Zéro heure à Phnom Penh

Zéro heure à Phnom Penh, Christopher G. Moore, MA éditions, 2012
Vincent Calvino, Italo-Américain est détective privé, après avoir été avocat. Il vit à Bangkok au début des années 1990. Il est chargé par un farang (un étranger) de retrouver un autre farang qui a donc disparu (sinon, ça ne servirait à rien de le rechercher), pour lui remettre une jolie somme d'argent. Son enquête le mène très vite au Cambodge, à Phnom Penh, en compagnie de son ami le colonel Pratt, un policier thaï.
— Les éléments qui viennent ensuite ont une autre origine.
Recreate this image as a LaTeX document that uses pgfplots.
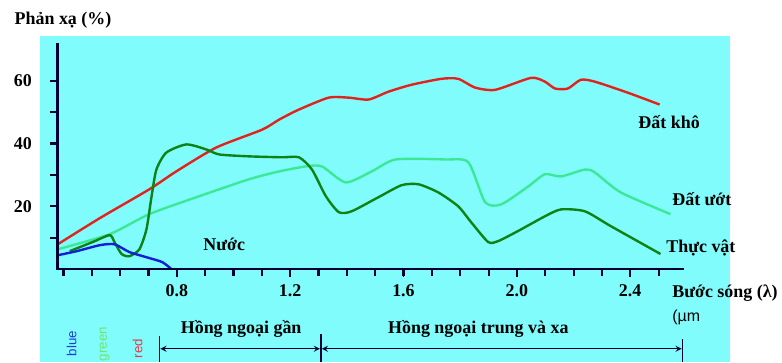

En bon détective désabusé, un rien ironique et cynique, et quelque peu misanthrope (mais pas mysogine, la réputation des détectives privés est en jeu) Vincent Calvino se moque des conventions des usages et fonce tête baissée dans son enquête, quitte parfois à prendre des risques inconsidérés et à prier pour que son ami Pratt le sorte d'une mauvaise passe. Toutes les clefs du genre sont réunies pour faire de cette enquête un bon roman policier : des vrais personnages avec des vies cabossées, une multi-intrigue qui tient jusqu'aux dernières pages et des lieux absolument -et malheureusement pour ceux qui ont vécu ces années- idéaux pour placer une histoire forte. Mais, parce que "mais" il y a, ce roman est encore mieux que cela : il a un p'tit plus.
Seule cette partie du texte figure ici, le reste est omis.